- **Entries with chart source code**
● ● ●

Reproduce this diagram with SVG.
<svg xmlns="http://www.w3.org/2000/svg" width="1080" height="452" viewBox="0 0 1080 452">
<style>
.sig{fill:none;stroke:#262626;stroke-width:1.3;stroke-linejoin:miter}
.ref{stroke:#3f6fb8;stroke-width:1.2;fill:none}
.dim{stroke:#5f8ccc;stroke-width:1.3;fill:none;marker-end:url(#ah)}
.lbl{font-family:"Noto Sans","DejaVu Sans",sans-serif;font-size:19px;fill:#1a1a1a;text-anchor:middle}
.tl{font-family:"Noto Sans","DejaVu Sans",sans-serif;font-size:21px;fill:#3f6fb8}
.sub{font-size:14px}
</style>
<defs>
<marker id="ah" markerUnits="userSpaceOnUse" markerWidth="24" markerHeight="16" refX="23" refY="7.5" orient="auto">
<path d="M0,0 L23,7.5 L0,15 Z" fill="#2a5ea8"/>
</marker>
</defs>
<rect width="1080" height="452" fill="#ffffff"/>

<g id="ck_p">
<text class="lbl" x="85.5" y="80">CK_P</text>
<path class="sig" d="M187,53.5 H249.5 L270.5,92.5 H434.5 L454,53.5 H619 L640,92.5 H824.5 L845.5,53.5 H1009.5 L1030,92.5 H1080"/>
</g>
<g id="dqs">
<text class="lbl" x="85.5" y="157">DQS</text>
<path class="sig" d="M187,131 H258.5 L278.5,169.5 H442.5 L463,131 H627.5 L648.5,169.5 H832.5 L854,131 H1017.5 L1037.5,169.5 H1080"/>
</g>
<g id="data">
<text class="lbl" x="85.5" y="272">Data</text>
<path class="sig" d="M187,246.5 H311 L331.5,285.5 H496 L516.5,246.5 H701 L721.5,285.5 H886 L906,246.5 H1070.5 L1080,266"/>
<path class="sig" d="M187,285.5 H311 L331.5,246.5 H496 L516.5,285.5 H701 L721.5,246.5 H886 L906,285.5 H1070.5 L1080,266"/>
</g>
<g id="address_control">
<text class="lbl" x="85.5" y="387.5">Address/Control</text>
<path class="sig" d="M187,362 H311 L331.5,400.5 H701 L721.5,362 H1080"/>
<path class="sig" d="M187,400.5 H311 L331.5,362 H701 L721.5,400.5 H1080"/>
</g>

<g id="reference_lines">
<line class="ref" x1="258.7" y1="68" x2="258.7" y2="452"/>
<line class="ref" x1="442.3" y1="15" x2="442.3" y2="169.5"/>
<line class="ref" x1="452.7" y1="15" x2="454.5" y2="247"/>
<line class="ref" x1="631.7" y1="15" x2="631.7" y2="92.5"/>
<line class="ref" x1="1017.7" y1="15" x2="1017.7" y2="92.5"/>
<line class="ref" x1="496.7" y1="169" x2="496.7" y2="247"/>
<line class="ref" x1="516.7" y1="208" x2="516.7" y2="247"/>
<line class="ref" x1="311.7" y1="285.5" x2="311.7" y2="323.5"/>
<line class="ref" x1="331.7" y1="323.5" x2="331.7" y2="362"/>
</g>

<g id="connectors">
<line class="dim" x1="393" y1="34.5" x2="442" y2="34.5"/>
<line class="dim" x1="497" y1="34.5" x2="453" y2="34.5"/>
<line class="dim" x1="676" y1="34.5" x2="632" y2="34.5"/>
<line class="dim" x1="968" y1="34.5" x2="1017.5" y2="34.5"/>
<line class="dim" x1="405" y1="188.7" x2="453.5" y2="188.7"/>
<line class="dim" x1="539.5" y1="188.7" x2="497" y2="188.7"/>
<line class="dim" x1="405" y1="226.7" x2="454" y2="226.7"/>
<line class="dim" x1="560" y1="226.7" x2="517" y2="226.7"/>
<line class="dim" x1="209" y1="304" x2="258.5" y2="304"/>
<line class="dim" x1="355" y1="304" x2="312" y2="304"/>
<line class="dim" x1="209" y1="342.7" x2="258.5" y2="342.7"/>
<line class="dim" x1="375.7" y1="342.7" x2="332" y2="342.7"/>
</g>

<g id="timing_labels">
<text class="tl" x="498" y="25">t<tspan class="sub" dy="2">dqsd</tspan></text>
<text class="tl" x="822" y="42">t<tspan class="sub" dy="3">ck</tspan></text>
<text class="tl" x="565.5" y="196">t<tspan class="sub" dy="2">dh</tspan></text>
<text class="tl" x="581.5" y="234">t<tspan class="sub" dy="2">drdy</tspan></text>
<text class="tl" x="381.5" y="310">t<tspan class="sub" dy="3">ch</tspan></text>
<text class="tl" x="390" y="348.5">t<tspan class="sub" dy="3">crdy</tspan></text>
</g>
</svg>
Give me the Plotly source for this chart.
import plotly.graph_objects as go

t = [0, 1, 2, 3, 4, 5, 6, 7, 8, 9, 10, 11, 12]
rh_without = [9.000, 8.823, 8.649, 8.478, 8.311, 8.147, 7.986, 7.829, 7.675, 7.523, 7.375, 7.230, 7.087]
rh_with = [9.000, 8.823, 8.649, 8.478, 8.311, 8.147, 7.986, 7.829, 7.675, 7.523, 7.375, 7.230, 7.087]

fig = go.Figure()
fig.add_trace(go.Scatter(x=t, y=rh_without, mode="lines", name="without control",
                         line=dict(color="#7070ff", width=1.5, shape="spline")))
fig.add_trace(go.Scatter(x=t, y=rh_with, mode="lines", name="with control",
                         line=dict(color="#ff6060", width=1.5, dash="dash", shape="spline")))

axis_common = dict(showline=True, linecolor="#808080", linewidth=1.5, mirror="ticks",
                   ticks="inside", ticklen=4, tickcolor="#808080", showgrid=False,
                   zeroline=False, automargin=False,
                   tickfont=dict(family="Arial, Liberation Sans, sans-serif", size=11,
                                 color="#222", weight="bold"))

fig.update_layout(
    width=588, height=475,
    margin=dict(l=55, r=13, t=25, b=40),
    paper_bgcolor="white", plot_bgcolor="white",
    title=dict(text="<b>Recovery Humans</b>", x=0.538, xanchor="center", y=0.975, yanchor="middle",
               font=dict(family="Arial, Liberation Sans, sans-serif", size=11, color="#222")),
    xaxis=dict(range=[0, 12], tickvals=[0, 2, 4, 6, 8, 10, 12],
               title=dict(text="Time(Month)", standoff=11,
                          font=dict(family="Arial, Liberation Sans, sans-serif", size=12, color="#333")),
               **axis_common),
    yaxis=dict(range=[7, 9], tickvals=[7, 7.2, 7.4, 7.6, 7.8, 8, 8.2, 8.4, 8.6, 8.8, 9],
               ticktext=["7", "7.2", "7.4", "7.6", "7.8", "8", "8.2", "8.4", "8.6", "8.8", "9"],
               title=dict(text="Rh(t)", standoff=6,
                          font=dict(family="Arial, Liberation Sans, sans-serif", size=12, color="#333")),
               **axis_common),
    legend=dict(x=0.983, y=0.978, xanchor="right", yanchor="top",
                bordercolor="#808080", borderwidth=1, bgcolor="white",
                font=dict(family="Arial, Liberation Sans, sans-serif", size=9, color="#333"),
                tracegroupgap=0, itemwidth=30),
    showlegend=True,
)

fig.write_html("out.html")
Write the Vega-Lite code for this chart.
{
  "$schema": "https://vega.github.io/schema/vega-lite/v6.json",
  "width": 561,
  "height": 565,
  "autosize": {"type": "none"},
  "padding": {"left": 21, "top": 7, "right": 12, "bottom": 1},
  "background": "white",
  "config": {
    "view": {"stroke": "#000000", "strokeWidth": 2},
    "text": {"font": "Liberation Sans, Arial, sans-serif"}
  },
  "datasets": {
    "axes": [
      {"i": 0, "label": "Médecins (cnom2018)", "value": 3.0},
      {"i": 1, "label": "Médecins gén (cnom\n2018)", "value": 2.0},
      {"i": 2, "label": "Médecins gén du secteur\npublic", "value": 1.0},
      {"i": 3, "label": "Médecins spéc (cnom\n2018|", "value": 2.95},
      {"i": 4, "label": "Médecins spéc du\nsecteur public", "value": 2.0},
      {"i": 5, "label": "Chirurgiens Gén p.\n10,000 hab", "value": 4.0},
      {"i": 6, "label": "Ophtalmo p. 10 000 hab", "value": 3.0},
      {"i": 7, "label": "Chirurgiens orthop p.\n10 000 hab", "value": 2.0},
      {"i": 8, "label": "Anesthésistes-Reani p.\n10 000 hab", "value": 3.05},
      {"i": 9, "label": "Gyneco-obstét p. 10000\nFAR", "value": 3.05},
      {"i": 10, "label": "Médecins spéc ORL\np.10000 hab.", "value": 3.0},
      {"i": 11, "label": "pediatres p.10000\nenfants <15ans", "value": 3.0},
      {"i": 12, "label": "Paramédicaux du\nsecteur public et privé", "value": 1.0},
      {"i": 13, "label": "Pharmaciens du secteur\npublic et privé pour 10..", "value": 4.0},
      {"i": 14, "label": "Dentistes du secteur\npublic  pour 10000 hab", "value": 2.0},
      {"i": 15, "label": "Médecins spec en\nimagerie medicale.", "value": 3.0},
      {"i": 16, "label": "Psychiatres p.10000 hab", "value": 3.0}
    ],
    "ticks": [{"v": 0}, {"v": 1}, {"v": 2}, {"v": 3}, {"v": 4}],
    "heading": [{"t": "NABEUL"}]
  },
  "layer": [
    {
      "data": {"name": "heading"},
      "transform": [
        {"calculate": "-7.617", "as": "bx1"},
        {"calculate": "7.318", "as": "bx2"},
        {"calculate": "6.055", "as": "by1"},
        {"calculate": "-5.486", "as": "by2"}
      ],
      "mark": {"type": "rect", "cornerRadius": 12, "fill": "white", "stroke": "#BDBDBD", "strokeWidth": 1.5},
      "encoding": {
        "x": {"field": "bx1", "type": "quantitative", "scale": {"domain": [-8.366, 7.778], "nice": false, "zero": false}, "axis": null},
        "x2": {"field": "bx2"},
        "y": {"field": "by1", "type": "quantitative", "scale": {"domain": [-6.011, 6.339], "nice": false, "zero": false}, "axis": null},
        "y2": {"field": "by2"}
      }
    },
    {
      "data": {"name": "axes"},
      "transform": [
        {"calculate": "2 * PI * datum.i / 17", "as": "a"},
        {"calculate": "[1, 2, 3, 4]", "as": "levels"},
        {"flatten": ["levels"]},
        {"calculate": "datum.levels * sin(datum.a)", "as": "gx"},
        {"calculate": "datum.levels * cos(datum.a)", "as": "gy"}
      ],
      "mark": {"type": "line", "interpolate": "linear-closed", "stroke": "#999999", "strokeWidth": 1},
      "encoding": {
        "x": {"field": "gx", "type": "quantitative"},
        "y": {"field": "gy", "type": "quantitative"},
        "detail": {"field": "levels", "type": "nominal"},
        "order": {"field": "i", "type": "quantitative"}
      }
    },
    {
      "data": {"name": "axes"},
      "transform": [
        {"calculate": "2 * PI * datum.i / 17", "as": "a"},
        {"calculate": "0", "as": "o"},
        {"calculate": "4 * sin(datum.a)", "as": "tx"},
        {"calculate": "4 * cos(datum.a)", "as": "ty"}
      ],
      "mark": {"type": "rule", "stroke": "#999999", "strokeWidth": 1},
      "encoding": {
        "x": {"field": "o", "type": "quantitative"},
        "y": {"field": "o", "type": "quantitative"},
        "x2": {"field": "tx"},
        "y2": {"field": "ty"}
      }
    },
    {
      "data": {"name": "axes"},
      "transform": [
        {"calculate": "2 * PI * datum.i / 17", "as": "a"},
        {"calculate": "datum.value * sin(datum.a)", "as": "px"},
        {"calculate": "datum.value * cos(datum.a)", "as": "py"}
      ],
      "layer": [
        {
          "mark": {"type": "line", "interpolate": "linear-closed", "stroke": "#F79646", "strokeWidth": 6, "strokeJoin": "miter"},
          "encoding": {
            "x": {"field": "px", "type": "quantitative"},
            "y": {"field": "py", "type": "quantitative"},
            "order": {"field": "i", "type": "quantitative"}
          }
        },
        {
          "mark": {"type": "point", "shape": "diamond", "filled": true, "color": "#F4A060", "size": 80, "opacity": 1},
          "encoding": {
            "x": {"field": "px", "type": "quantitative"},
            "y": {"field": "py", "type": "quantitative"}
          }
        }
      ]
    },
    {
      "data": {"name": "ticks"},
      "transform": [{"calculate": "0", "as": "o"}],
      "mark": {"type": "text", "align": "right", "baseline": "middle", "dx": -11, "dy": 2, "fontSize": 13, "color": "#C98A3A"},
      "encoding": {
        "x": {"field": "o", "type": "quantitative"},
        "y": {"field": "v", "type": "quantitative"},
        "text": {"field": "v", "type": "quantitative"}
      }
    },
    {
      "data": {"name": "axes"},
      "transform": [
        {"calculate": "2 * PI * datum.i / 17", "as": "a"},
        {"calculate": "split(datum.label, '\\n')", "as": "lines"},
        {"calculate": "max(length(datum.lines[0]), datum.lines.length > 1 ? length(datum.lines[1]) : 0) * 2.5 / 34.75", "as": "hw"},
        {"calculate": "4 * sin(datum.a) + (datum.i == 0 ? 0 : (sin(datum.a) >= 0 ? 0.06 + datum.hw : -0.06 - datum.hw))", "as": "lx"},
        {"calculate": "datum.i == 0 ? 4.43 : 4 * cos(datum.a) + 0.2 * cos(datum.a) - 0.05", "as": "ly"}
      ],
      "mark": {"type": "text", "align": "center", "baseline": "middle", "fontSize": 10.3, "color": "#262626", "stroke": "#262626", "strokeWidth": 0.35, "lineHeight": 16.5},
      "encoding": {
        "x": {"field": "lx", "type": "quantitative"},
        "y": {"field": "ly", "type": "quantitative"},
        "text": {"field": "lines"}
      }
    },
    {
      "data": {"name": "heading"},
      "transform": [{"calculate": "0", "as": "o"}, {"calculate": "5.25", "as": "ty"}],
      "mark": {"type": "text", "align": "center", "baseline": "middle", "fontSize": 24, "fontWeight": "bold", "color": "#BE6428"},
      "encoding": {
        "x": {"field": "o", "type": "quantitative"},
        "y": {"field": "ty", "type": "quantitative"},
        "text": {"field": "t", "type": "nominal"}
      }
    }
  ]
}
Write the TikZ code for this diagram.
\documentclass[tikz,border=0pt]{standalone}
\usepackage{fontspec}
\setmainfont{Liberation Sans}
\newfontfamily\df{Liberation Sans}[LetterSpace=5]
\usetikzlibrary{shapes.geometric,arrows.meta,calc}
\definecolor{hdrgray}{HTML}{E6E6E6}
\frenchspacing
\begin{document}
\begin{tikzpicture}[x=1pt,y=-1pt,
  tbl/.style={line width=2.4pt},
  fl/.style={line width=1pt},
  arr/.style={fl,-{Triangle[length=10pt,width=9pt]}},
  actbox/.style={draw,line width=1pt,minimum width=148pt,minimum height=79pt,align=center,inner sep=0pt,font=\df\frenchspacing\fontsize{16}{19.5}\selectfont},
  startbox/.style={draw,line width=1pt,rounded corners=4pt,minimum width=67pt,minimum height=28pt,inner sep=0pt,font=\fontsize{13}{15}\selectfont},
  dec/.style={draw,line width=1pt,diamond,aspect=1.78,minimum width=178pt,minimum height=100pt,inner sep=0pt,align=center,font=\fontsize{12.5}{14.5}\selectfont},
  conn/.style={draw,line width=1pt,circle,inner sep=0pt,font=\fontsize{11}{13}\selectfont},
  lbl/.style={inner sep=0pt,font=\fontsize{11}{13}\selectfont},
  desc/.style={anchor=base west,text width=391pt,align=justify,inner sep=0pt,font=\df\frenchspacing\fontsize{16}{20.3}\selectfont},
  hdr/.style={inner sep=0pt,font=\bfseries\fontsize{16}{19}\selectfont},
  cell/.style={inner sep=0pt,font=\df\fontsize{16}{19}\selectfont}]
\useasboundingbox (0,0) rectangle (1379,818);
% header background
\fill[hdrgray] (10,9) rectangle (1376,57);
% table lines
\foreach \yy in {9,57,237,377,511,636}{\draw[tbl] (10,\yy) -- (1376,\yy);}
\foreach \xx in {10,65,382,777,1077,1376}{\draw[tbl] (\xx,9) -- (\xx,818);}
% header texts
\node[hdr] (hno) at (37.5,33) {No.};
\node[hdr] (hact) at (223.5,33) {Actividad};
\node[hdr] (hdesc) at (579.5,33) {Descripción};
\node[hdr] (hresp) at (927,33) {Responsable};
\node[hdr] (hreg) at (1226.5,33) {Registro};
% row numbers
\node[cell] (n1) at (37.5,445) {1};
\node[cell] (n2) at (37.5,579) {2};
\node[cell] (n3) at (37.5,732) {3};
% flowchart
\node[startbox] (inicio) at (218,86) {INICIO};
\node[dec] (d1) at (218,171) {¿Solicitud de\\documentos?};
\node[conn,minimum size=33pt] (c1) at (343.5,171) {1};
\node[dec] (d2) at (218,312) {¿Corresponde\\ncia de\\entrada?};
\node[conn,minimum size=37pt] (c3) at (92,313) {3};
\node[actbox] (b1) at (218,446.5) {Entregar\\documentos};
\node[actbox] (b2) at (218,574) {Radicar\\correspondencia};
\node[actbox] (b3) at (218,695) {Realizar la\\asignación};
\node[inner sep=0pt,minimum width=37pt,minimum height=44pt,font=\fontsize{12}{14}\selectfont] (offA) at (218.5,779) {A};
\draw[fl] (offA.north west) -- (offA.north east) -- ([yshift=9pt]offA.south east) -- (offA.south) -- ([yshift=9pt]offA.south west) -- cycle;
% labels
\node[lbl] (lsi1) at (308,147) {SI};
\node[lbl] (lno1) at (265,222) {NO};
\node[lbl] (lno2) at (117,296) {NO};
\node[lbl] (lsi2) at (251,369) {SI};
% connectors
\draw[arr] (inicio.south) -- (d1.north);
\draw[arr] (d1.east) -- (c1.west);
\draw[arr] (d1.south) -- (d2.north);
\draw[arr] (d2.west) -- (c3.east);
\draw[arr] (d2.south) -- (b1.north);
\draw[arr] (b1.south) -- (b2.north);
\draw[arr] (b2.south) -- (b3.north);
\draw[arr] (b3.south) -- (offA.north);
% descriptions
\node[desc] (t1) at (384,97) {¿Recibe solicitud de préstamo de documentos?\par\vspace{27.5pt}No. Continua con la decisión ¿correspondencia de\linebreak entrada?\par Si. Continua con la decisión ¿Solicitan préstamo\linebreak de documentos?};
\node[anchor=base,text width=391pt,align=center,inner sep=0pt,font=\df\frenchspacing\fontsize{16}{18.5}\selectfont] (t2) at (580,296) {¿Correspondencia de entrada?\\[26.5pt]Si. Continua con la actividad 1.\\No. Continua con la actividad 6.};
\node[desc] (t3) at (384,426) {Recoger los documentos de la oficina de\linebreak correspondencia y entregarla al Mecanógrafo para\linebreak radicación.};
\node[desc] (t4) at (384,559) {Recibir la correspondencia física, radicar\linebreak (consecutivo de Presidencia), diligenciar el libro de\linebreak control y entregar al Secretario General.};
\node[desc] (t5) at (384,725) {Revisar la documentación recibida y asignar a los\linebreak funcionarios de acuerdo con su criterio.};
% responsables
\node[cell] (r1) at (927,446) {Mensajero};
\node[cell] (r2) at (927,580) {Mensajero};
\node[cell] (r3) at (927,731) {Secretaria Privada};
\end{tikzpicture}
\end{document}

● ● ●

- **JOB**
Exactly the lines from the line with "Give me the Plotly source for this chart." to the line with "import plotly.graph_objects as go", both included, are to be extracted, and no others.

- **TASK OUTPUT**
Give me the Plotly source for this chart.
import plotly.graph_objects as go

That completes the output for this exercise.